The point is, Mark - Da Vinci means: From Venice. It is not his name! It means nothing! It's just where he's from. It's just where he used to hang with the other Teenage Mutant Ninja Turtles. (Donatello, Michaelangelo and Raphael, in case you'd forgotten. Heroes in a half-shell!)

The Da Vinci Room? They mean the Leonardo Room, Mark. His name was Leonardo. Vinci was just his hood. (Vinci and that New York sewer with all the pizzas and the kung-fu rat and that hot TV journalist in the jumpsuit. What was her name? April? April O'Neil! Ah. April O'Neil, Mark! As a growing lad, with all the growths one expects, I had many an impure thought about April O'Neil! Even if she was a cartoon. Especially, maybe! After all - look at Betty Rubble. Look at She-Ra. Look at Jessica Rabbit. Look at Tank Girl! A girl can be a cartoon and still be totally hot, Mark. Although, on reflection, Tank Girl may be a little too fierce. But, y'know, after a drink, what the hell, right?)

The point is: if you're going to name a room after Leonardo Da Vinci, Mark, you call that room the Leonardo Room.

Even the writers of Teenage Mutant Ninja Turtles understood this, Mark. Is it too much to expect the people who rename meeting rooms at the most powerful media organisation in the world to understand it too?

Oh dear, I feel I'm ranting again. Am I ranting again? Do I rave? (As the vicar said to the DJ.) Are these quibbles of mine in any way important?

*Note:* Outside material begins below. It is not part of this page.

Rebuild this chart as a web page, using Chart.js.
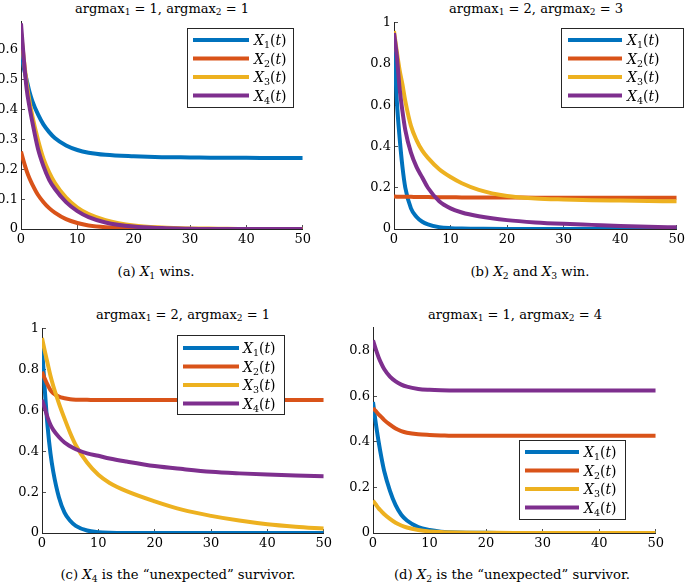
<!DOCTYPE html>
<html>
<head>
<meta charset="utf-8">
<script src="https://cdn.jsdelivr.net/npm/chart.js@4.4.0/dist/chart.umd.min.js"></script>
<style>
    body {
        margin: 0;
        width: 685px;
        height: 583px;
        position: relative;
        overflow: hidden;
        background: #fff;
        font-family: "DejaVu Serif", "Liberation Serif", serif;
        color: #000;
    }
    canvas { position: absolute; }
    .title, .caption {
        position: absolute;
        white-space: nowrap;
        transform: translate(-50%, -50%);
        line-height: 1;
    }
    .title { font-size: 13px; }
    .caption { font-size: 13.2px; }
    sub { font-size: 70%; vertical-align: -0.3em; line-height: 0; }
</style>
</head>
<body>
<div class="title" style="left:162px; top:8px">argmax<sub>1</sub> = 1, argmax<sub>2</sub> = 1</div>
<div class="title" style="left:536px; top:8px">argmax<sub>1</sub> = 2, argmax<sub>2</sub> = 3</div>
<div class="title" style="left:183px; top:314px">argmax<sub>1</sub> = 2, argmax<sub>2</sub> = 1</div>
<div class="title" style="left:515px; top:314px">argmax<sub>1</sub> = 1, argmax<sub>2</sub> = 4</div>

<div class="caption" style="left:156px; top:272px">(a) <i>X</i><sub>1</sub> wins.</div>
<div class="caption" style="left:530px; top:272px">(b) <i>X</i><sub>2</sub> and <i>X</i><sub>3</sub> win.</div>
<div class="caption" style="left:178px; top:575px">(c) <i>X</i><sub>4</sub> is the “unexpected” survivor.</div>
<div class="caption" style="left:512px; top:575px">(d) <i>X</i><sub>2</sub> is the “unexpected” survivor.</div>

<canvas id="chartA"></canvas>
<canvas id="chartB"></canvas>
<canvas id="chartC"></canvas>
<canvas id="chartD"></canvas>

<script>
// Time samples shared by every curve
const timePoints = [0, 0.5, 1, 1.5, 2, 3, 4, 5, 6, 8, 10, 12, 15, 20, 25, 30, 35, 40, 45, 50];
const seriesLabels = ['X₁(t)', 'X₂(t)', 'X₃(t)', 'X₄(t)'];
const xTicks = [0, 10, 20, 30, 40, 50];

// (a) X1 wins
const aX1 = [0.59, 0.54, 0.50, 0.46, 0.43, 0.385, 0.35, 0.325, 0.305, 0.28, 0.265, 0.256, 0.249, 0.244, 0.241, 0.24, 0.239, 0.239, 0.238, 0.238];
const aX2 = [0.26, 0.225, 0.195, 0.17, 0.15, 0.115, 0.09, 0.07, 0.055, 0.033, 0.02, 0.012, 0.006, 0.002, 0.001, 0, 0, 0, 0, 0];
const aX3 = [0.66, 0.57, 0.49, 0.43, 0.38, 0.30, 0.235, 0.19, 0.155, 0.105, 0.072, 0.05, 0.03, 0.012, 0.005, 0.002, 0.001, 0, 0, 0];
const aX4 = [0.69, 0.57, 0.47, 0.41, 0.36, 0.27, 0.21, 0.165, 0.135, 0.09, 0.06, 0.04, 0.022, 0.008, 0.003, 0.001, 0, 0, 0, 0];
const aYTicks = [0, 0.1, 0.2, 0.3, 0.4, 0.5, 0.6];

// (b) X2 and X3 win
const bX1 = [0.9, 0.62, 0.44, 0.30, 0.2, 0.1, 0.058, 0.035, 0.022, 0.009, 0.004, 0.002, 0.001, 0, 0, 0, 0, 0, 0, 0];
const bX2 = [0.158, 0.157, 0.157, 0.156, 0.156, 0.156, 0.155, 0.155, 0.155, 0.154, 0.154, 0.153, 0.153, 0.153, 0.152, 0.152, 0.152, 0.152, 0.152, 0.152];
const bX3 = [0.96, 0.86, 0.77, 0.70, 0.62, 0.50, 0.43, 0.38, 0.345, 0.29, 0.252, 0.222, 0.19, 0.16, 0.148, 0.143, 0.14, 0.138, 0.136, 0.134];
const bX4 = [0.95, 0.84, 0.68, 0.57, 0.48, 0.37, 0.30, 0.25, 0.20, 0.135, 0.10, 0.08, 0.062, 0.043, 0.032, 0.025, 0.02, 0.015, 0.011, 0.008];
const bYTicks = [0, 0.2, 0.4, 0.6, 0.8, 1];

// (c) X4 is the unexpected survivor
const cX1 = [0.91, 0.70, 0.52, 0.39, 0.30, 0.175, 0.10, 0.06, 0.035, 0.012, 0.004, 0.001, 0, 0, 0, 0, 0, 0, 0, 0];
const cX2 = [0.79, 0.755, 0.725, 0.70, 0.685, 0.668, 0.66, 0.655, 0.653, 0.652, 0.651, 0.651, 0.651, 0.651, 0.651, 0.651, 0.651, 0.651, 0.651, 0.651];
const cX3 = [0.955, 0.89, 0.83, 0.77, 0.72, 0.635, 0.56, 0.49, 0.43, 0.345, 0.285, 0.245, 0.205, 0.155, 0.113, 0.084, 0.061, 0.043, 0.031, 0.022];
const cX4 = [0.652, 0.61, 0.565, 0.53, 0.505, 0.47, 0.443, 0.425, 0.41, 0.39, 0.378, 0.365, 0.35, 0.328, 0.313, 0.30, 0.292, 0.286, 0.281, 0.278];
const cYTicks = [0, 0.2, 0.4, 0.6, 0.8, 1];

// (d) X2 is the unexpected survivor
const dX1 = [0.575, 0.48, 0.40, 0.33, 0.27, 0.185, 0.122, 0.08, 0.055, 0.026, 0.013, 0.006, 0.002, 0.001, 0, 0, 0, 0, 0, 0];
const dX2 = [0.548, 0.535, 0.52, 0.508, 0.495, 0.475, 0.458, 0.447, 0.44, 0.433, 0.43, 0.428, 0.426, 0.426, 0.426, 0.426, 0.426, 0.426, 0.426, 0.426];
const dX3 = [0.142, 0.125, 0.108, 0.095, 0.082, 0.062, 0.045, 0.033, 0.024, 0.013, 0.007, 0.004, 0.002, 0.001, 0, 0, 0, 0, 0, 0];
const dX4 = [0.845, 0.805, 0.77, 0.742, 0.718, 0.686, 0.665, 0.651, 0.642, 0.632, 0.628, 0.626, 0.625, 0.625, 0.625, 0.625, 0.625, 0.625, 0.625, 0.625];
const dYTicks = [0, 0.2, 0.4, 0.6, 0.8];

const COLORS = ['#0072BD', '#D95319', '#EDB120', '#7E2F8E'];
const AXIS_COLOR = '#262626';
const FONT = '"DejaVu Serif", "Liberation Serif", serif';

// Y axis width / x axis height reserved inside each canvas
const Y_AXIS_W = 40;
const X_AXIS_H = 26;
const PAD_TOP = 10;
const PAD_RIGHT = 14;

// Draw labels like X₁(t): letters italic, subscript digits small and lowered
function drawMathLabel(ctx, text, x, baseline) {
    const subs = { '₁': '1', '₂': '2', '₃': '3', '₄': '4' };
    ctx.textBaseline = 'alphabetic';
    ctx.textAlign = 'left';
    ctx.fillStyle = '#000';
    for (const ch of text) {
        let y = baseline;
        let str = ch;
        if (subs[ch]) {
            str = subs[ch];
            ctx.font = '9.5px ' + FONT;
            y += 3;
        } else if (/[A-Za-z]/.test(ch)) {
            ctx.font = 'italic 14px ' + FONT;
        } else {
            ctx.font = '14px ' + FONT;
        }
        ctx.fillText(str, x, y);
        x += ctx.measureText(str).width;
    }
}

// Legend drawn inside the axes, MATLAB style
const boxLegend = {
    id: 'boxLegend',
    afterDatasetsDraw(chart, args, opts) {
        const ctx = chart.ctx;
        const x = opts.x - opts.offsetX;
        const y = opts.y - opts.offsetY;
        ctx.save();
        ctx.fillStyle = '#fff';
        ctx.fillRect(x, y, opts.w, opts.h);
        ctx.strokeStyle = AXIS_COLOR;
        ctx.lineWidth = 1;
        ctx.strokeRect(x + 0.5, y + 0.5, opts.w, opts.h);
        chart.data.datasets.forEach((ds, i) => {
            const cy = y + opts.firstRow + i * opts.rowH;
            ctx.strokeStyle = ds.borderColor;
            ctx.lineWidth = 4;
            ctx.beginPath();
            ctx.moveTo(x + opts.lineStart, cy);
            ctx.lineTo(x + opts.lineStart + opts.lineLen, cy);
            ctx.stroke();
            drawMathLabel(ctx, ds.label, x + opts.textStart, cy + 5);
        });
        ctx.restore();
    }
};

function makeDatasets(series) {
    return series.map((values, i) => ({
        label: seriesLabels[i],
        data: timePoints.map((t, k) => ({ x: t, y: values[k] })),
        borderColor: COLORS[i],
        backgroundColor: COLORS[i],
        borderWidth: 4,
        pointRadius: 0,
        fill: false,
        cubicInterpolationMode: 'monotone',
        order: -i
    }));
}

function axisOptions(ticks, min, max, isX) {
    return {
        type: 'linear',
        min: min,
        max: max,
        afterFit: scale => {
            if (isX) scale.height = X_AXIS_H;
            else scale.width = Y_AXIS_W;
        },
        afterBuildTicks: scale => {
            scale.ticks = ticks.map(v => ({ value: v }));
        },
        grid: {
            display: true,
            drawOnChartArea: false,
            drawTicks: true,
            tickLength: -4,
            color: AXIS_COLOR,
            lineWidth: 0.8
        },
        border: { display: true, color: AXIS_COLOR, width: 1 },
        ticks: {
            color: '#000',
            font: { family: FONT, size: 13 },
            padding: isX ? 7 : 7,
            maxRotation: 0,
            autoSkip: false,
            callback: v => String(Math.round(v * 100) / 100)
        }
    };
}

// area = page coordinates of the axes box
function makePanel(canvasId, area, yMax, yTicks, series, legend) {
    const canvas = document.getElementById(canvasId);
    const left = area.left - Y_AXIS_W;
    const top = area.top - PAD_TOP;
    canvas.width = area.right - left + PAD_RIGHT;
    canvas.height = area.bottom - top + X_AXIS_H;
    canvas.style.left = left + 'px';
    canvas.style.top = top + 'px';

    return new Chart(canvas.getContext('2d'), {
        type: 'line',
        data: { datasets: makeDatasets(series) },
        options: {
            responsive: false,
            animation: false,
            devicePixelRatio: 1,
            layout: { padding: { left: 0, top: PAD_TOP, right: PAD_RIGHT, bottom: 0 } },
            plugins: {
                legend: { display: false },
                tooltip: { enabled: false },
                boxLegend: Object.assign({ offsetX: left, offsetY: top }, legend)
            },
            scales: {
                x: axisOptions(xTicks, 0, 50, true),
                y: axisOptions(yTicks, 0, yMax, false)
            }
        },
        plugins: [boxLegend]
    });
}

document.addEventListener('DOMContentLoaded', function() {
    makePanel('chartA', { left: 21, right: 304, top: 17, bottom: 229 }, 0.695, aYTicks,
        [aX1, aX2, aX3, aX4],
        { x: 187, y: 28, w: 106, h: 79, lineStart: 6, lineLen: 56, textStart: 67, firstRow: 12, rowH: 18.5 });

    makePanel('chartB', { left: 394, right: 678, top: 18, bottom: 229 }, 1, bYTicks,
        [bX1, bX2, bX3, bX4],
        { x: 561, y: 28, w: 122, h: 79, lineStart: 7, lineLen: 54, textStart: 66, firstRow: 12, rowH: 18.5 });

    makePanel('chartC', { left: 42, right: 325, top: 324, bottom: 533 }, 1, cYTicks,
        [cX1, cX2, cX3, cX4],
        { x: 177, y: 335, w: 107, h: 79, lineStart: 6, lineLen: 56, textStart: 66, firstRow: 13, rowH: 18.5 });

    makePanel('chartD', { left: 373, right: 657, top: 323, bottom: 533 }, 0.9, dYTicks,
        [dX1, dX2, dX3, dX4],
        { x: 519, y: 440, w: 106, h: 79, lineStart: 6, lineLen: 54, textStart: 65, firstRow: 12, rowH: 18.5 });
});
</script>
</body>
</html>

Well... yes. Because it's these seemingly minor examples of stupidity and ignorance that allow the greater, willful, malicious and cynical use of doublespeak by the Communications Departments of massive-profit making organisations to slip through unnoticed. Isn't it?

For example, Mark: there is a sign in Oxford train station at the moment. This sign claims - this sign trumpets! - that First Great Western has a 99.3 per cent reliability of service for trains between Oxford and Paddington. Ninety-nine point three per cent reliability, Mark! Impressive! Sounds like a pretty darn reliable service, that Oxford-Paddington service!

But then, surely, thought I, all of these letters I've written to you prove that to be an outright lie.

Of course it is. The Oxford-Paddington service is not reliable, Mark - we both know that. And so it turns out that, according to your apparent arbitrary rewriting of the rules of the English language, a scheduled, advertised service is only deemed unreliable if the train is cancelled.

That's not 'unreliable' Mark! That's 'non-existent'! Unreliable is when the train - and you may want to read this bit slowly - can not be relied on. To do what it's supposed to do. As in: get the people who've paid for tickets to the places it's supposed to in the time advertised. You can't just go redefining the word 'reliability' to suit the spin of your own statistics!

Or am I wrong? Do people ask after your moral stance rather than your health? Is Leonardo Da Vinci better referred to by his neighbourhood than his actual name? And does 99.3 per cent reliability mean that delayed trains don't actually count when trumpeting your status as Train Operator of the Year?

Oh! Look at the time! I've used up my allotted seven minutes of your day, Mark! And I didn't even have the chance to tell you about the super-exciting plans I've got for tomorrow! I'm going to be on TV, Mark! In widescreen! In high definition! In 3D! I bet you can't wait!

Au revoir!

Dom

*Terrible mixed metaphor, I know Mark. A moulinexed metaphor! This sort of thing would never happen with Sue around, would it?